REQUIRED WORK :: Copy out exactly the lines from the one holding "Convert this chart" through the one holding "const epsThreshold = 1.35;", ends included; omit images.

-- start of TASK INPUT --

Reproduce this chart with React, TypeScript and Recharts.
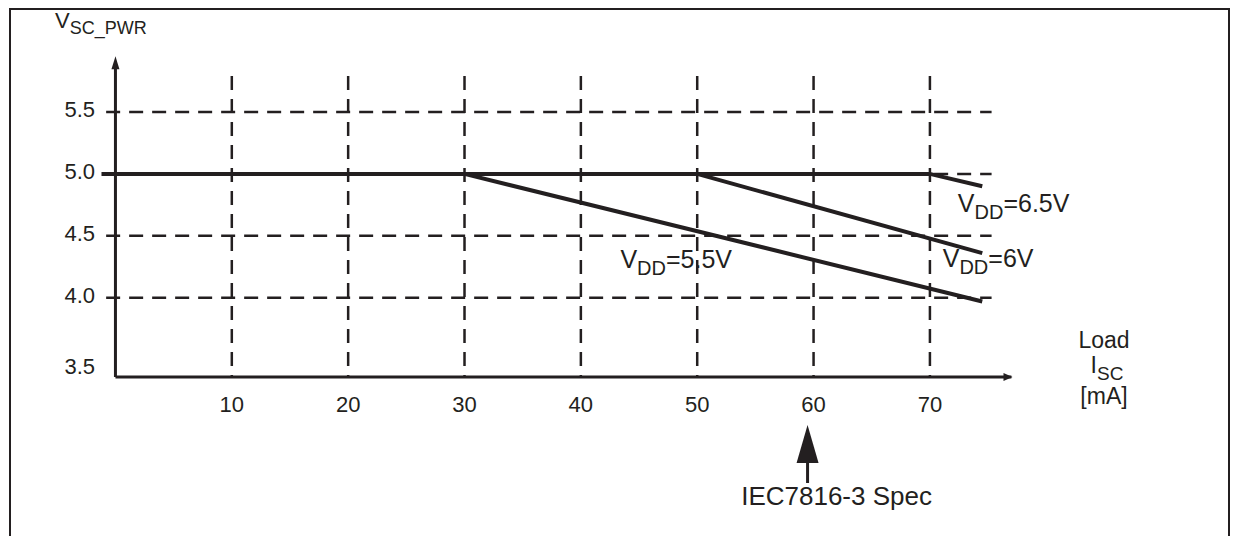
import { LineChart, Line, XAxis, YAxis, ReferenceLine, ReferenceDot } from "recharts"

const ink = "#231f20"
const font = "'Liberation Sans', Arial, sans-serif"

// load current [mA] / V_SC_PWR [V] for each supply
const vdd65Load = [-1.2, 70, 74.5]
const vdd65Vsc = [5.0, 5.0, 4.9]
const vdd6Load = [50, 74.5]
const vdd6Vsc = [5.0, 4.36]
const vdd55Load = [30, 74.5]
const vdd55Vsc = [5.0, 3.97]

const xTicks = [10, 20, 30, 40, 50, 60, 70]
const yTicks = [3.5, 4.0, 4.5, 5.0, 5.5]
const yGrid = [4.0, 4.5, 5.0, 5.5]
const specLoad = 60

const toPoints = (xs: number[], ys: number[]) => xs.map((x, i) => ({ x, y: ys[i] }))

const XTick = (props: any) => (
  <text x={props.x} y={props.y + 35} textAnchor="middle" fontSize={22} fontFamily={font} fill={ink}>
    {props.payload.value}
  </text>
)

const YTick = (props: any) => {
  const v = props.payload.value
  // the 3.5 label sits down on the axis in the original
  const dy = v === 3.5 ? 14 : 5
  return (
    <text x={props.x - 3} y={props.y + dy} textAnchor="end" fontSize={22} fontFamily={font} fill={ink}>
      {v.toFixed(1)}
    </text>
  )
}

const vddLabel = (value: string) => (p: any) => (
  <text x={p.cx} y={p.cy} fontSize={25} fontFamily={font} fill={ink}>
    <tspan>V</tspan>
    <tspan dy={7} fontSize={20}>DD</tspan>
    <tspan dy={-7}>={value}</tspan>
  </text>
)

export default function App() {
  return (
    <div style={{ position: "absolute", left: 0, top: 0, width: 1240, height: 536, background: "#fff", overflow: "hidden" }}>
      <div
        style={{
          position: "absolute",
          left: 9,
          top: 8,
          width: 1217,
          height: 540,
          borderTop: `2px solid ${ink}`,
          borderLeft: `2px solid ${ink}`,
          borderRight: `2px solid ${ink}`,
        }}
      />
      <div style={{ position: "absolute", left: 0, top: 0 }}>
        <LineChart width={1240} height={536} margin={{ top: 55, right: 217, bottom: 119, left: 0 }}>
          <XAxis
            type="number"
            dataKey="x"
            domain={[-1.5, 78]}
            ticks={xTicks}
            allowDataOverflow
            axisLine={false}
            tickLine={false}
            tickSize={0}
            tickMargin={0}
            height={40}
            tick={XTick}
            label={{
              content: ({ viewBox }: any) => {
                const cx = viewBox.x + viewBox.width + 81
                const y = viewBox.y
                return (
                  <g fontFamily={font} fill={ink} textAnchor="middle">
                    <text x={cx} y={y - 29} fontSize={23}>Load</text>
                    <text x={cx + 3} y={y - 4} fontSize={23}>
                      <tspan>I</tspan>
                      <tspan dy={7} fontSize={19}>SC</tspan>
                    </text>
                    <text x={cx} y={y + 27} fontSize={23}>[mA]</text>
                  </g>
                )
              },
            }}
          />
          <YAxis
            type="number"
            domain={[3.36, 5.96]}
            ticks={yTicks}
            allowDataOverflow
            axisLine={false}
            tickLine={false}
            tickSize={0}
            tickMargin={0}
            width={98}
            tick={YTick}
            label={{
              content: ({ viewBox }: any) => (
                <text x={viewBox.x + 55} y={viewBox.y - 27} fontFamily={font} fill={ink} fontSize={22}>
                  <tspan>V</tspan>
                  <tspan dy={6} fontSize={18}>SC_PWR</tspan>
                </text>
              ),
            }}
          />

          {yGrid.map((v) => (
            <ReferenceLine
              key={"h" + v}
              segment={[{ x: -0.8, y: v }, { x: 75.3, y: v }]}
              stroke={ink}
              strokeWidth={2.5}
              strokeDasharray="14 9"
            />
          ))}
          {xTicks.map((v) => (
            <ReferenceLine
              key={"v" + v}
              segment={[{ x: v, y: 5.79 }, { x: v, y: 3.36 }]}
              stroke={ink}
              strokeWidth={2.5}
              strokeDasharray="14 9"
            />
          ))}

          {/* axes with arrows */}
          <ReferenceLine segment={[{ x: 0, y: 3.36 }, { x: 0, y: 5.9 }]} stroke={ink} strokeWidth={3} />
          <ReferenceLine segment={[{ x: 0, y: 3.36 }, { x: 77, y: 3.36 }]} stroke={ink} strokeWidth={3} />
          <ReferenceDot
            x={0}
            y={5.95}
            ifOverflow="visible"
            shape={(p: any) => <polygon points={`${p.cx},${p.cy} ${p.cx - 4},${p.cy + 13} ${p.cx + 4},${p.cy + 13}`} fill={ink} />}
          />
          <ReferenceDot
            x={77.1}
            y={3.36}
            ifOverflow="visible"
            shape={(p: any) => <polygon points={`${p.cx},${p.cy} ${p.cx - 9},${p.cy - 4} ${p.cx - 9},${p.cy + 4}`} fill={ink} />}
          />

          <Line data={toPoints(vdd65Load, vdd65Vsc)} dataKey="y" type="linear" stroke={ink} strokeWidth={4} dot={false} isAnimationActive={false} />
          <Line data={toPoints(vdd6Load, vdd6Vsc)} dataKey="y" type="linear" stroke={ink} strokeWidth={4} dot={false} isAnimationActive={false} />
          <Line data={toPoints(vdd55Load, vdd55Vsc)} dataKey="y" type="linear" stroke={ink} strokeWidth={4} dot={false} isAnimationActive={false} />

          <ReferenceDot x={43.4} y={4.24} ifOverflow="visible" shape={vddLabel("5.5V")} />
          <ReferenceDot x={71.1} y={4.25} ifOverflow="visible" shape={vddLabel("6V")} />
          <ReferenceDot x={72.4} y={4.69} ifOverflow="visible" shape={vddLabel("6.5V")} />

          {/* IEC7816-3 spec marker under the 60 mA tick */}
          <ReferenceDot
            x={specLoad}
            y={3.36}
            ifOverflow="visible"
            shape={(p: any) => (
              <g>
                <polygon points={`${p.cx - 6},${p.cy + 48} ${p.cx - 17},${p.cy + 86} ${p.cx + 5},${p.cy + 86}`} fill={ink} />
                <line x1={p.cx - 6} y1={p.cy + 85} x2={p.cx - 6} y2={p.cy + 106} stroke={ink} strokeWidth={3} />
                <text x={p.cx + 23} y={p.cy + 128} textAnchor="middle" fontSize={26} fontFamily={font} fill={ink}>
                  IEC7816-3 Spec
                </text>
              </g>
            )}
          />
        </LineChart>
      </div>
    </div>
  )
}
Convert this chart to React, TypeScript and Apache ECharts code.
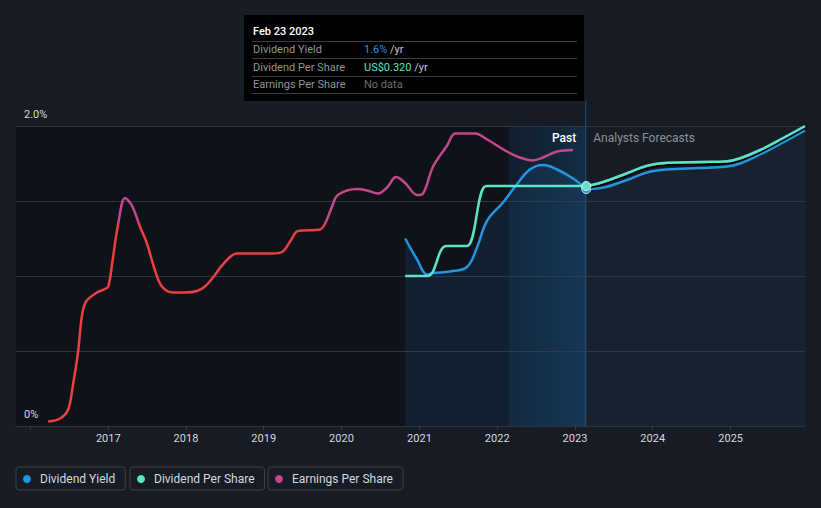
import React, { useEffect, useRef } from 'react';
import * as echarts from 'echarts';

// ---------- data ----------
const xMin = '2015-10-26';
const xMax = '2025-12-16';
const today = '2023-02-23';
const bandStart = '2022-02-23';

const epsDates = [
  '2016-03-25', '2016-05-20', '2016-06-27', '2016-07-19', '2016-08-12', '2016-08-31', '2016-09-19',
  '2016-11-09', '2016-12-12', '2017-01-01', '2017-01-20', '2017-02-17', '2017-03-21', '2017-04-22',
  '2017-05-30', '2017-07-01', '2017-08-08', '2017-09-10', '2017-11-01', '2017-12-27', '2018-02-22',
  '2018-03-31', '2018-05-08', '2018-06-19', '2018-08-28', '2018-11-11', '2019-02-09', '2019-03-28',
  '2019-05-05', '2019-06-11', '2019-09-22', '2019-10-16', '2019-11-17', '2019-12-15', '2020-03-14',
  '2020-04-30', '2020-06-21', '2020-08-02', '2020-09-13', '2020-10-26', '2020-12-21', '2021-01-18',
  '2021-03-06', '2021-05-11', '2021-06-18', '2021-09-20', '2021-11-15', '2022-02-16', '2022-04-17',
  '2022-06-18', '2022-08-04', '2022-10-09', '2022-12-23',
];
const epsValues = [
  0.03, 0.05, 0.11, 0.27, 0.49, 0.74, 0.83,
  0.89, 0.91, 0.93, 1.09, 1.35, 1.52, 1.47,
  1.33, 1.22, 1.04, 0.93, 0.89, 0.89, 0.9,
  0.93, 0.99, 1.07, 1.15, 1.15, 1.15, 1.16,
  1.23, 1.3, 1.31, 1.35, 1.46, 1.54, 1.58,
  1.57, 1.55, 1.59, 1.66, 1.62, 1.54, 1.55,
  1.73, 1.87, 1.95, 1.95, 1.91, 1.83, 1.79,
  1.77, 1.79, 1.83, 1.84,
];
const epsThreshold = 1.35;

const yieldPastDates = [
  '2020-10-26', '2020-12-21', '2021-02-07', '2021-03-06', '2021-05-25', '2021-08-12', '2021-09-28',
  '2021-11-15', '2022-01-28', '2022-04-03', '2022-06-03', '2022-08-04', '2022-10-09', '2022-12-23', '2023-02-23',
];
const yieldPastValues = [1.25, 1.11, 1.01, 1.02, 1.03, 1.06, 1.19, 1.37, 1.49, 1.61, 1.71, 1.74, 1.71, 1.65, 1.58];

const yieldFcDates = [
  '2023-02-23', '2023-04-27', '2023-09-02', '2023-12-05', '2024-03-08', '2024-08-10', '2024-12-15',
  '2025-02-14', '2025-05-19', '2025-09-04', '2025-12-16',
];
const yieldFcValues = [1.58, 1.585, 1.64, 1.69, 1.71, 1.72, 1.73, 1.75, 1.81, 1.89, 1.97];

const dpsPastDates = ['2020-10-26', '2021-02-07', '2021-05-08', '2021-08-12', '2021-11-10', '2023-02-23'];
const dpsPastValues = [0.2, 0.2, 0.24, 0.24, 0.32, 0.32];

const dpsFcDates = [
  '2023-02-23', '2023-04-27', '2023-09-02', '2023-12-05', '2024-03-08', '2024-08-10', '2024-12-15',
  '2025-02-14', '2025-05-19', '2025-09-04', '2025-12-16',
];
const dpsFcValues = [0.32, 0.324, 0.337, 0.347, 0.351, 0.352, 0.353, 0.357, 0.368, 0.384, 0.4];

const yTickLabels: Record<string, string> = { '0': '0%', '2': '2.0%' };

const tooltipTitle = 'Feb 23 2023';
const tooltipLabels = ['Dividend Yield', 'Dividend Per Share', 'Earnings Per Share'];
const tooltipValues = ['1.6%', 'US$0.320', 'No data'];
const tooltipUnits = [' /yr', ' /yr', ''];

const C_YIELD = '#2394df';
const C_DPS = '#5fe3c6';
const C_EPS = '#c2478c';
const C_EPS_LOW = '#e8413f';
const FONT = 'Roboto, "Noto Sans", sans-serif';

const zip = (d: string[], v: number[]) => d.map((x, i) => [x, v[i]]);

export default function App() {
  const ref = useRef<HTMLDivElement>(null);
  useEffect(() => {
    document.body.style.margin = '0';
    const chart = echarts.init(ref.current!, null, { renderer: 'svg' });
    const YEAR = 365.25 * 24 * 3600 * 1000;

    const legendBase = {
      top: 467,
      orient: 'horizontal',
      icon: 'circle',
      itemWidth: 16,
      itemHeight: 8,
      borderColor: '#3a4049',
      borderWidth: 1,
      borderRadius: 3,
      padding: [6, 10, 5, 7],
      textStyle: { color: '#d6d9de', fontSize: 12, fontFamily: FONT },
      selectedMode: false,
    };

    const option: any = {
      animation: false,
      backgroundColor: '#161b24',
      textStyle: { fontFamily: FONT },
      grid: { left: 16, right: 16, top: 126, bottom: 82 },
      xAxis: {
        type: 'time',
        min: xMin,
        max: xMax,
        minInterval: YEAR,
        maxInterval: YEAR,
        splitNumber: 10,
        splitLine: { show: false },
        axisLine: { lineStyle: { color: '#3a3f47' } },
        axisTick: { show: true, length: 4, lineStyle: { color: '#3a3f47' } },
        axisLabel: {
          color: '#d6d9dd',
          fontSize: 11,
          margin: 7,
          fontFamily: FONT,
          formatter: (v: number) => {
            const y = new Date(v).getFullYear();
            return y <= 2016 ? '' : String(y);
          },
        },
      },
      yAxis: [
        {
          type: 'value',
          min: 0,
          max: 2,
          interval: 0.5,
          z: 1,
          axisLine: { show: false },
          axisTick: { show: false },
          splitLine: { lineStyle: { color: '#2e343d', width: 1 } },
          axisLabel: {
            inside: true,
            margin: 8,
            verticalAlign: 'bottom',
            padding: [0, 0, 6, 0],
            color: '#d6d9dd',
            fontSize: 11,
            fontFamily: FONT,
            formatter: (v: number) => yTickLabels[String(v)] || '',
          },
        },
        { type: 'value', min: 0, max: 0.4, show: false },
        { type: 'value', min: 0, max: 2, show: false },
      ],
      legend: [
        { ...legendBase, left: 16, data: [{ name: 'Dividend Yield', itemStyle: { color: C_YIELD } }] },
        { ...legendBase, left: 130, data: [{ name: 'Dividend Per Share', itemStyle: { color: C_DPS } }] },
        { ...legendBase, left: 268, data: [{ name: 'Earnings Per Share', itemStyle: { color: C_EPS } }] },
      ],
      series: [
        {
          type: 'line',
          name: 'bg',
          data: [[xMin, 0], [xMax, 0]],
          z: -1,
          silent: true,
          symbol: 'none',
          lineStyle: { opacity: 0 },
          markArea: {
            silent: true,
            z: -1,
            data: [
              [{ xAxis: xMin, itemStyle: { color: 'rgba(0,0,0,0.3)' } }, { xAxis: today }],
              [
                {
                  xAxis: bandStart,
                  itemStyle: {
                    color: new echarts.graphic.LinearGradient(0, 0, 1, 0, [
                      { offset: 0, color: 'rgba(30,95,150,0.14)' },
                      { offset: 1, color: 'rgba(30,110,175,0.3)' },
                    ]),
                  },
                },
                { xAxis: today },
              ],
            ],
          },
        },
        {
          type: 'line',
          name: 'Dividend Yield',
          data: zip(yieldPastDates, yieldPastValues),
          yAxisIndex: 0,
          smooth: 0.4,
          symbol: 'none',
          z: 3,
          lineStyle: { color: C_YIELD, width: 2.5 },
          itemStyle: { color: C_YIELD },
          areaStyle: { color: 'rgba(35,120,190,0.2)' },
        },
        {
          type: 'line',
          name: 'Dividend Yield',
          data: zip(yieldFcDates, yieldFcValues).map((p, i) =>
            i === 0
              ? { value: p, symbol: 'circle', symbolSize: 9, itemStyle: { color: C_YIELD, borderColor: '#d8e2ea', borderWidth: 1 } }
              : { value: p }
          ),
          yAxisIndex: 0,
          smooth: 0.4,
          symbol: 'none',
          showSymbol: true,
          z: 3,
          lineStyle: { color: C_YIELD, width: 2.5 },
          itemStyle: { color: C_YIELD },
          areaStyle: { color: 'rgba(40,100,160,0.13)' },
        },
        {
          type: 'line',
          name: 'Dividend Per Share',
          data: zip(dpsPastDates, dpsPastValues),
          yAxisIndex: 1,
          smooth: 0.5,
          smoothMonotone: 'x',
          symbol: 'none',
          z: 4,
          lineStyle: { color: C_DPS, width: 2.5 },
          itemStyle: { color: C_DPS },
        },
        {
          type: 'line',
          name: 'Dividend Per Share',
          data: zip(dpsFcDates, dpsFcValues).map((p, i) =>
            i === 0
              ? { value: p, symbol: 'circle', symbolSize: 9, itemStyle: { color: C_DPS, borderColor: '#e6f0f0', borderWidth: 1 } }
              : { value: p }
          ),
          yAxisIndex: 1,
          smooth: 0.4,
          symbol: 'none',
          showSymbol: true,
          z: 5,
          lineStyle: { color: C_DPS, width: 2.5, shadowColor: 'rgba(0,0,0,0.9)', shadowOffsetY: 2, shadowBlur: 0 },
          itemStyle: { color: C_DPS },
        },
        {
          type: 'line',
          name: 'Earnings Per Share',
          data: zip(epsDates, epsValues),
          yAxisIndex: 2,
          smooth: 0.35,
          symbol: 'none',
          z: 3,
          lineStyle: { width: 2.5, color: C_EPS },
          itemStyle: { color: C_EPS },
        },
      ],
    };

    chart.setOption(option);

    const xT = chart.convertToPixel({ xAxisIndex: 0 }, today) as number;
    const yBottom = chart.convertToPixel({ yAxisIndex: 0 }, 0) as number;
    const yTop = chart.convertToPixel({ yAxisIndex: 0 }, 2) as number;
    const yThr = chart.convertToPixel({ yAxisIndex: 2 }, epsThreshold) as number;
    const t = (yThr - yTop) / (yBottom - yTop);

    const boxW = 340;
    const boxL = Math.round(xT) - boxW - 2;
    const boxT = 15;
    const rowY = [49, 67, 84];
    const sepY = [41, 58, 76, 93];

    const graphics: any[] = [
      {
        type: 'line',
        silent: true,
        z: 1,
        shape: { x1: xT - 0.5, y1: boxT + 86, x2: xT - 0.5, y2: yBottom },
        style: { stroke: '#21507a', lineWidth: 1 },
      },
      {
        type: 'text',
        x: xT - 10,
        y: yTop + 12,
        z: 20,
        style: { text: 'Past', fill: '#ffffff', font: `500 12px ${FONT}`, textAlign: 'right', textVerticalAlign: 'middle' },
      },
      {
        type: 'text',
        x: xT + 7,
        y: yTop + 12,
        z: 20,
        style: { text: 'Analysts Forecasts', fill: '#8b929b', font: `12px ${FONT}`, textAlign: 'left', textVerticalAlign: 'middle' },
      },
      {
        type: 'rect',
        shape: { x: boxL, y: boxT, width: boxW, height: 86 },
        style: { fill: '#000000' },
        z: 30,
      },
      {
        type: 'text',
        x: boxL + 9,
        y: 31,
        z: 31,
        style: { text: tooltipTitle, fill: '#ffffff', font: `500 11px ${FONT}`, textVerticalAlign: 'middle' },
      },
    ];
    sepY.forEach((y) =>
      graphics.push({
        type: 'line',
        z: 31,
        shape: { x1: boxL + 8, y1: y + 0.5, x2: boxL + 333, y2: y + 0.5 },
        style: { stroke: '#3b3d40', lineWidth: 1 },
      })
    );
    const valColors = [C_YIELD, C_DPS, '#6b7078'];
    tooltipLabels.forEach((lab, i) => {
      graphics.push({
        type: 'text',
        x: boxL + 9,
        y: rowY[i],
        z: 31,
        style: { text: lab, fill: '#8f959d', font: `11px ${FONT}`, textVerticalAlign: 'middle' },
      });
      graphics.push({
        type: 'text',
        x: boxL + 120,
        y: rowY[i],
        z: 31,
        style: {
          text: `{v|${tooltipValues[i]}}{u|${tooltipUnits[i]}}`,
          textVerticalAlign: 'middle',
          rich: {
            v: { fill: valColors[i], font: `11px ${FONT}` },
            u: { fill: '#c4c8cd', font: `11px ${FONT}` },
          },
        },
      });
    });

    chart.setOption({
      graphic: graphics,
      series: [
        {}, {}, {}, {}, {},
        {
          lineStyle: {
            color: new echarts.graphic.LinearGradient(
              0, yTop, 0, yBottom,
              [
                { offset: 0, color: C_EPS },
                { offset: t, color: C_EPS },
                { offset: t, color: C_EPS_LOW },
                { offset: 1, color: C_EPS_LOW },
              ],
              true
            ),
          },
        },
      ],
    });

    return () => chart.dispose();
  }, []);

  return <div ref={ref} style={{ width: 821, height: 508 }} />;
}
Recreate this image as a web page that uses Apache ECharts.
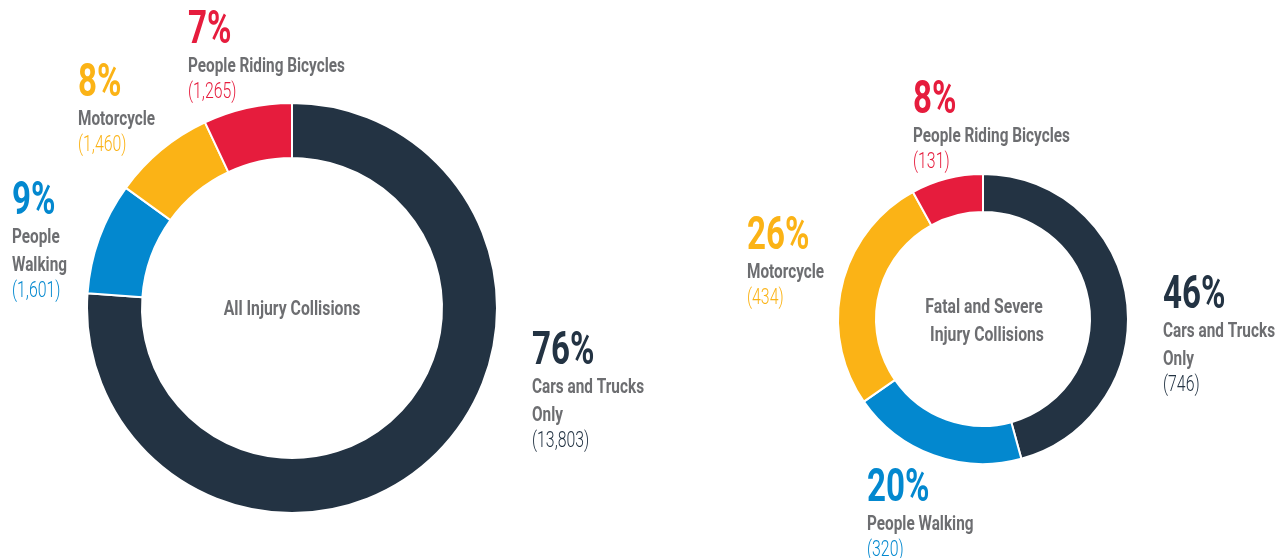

-- end of TASK INPUT --

CORRECT RESPONSE ::
Convert this chart to React, TypeScript and Apache ECharts code.
import React, { useEffect, useRef } from 'react';
import * as echarts from 'echarts';

// ---------- data ----------
const xMin = '2015-10-26';
const xMax = '2025-12-16';
const today = '2023-02-23';
const bandStart = '2022-02-23';

const epsDates = [
  '2016-03-25', '2016-05-20', '2016-06-27', '2016-07-19', '2016-08-12', '2016-08-31', '2016-09-19',
  '2016-11-09', '2016-12-12', '2017-01-01', '2017-01-20', '2017-02-17', '2017-03-21', '2017-04-22',
  '2017-05-30', '2017-07-01', '2017-08-08', '2017-09-10', '2017-11-01', '2017-12-27', '2018-02-22',
  '2018-03-31', '2018-05-08', '2018-06-19', '2018-08-28', '2018-11-11', '2019-02-09', '2019-03-28',
  '2019-05-05', '2019-06-11', '2019-09-22', '2019-10-16', '2019-11-17', '2019-12-15', '2020-03-14',
  '2020-04-30', '2020-06-21', '2020-08-02', '2020-09-13', '2020-10-26', '2020-12-21', '2021-01-18',
  '2021-03-06', '2021-05-11', '2021-06-18', '2021-09-20', '2021-11-15', '2022-02-16', '2022-04-17',
  '2022-06-18', '2022-08-04', '2022-10-09', '2022-12-23',
];
const epsValues = [
  0.03, 0.05, 0.11, 0.27, 0.49, 0.74, 0.83,
  0.89, 0.91, 0.93, 1.09, 1.35, 1.52, 1.47,
  1.33, 1.22, 1.04, 0.93, 0.89, 0.89, 0.9,
  0.93, 0.99, 1.07, 1.15, 1.15, 1.15, 1.16,
  1.23, 1.3, 1.31, 1.35, 1.46, 1.54, 1.58,
  1.57, 1.55, 1.59, 1.66, 1.62, 1.54, 1.55,
  1.73, 1.87, 1.95, 1.95, 1.91, 1.83, 1.79,
  1.77, 1.79, 1.83, 1.84,
];
const epsThreshold = 1.35;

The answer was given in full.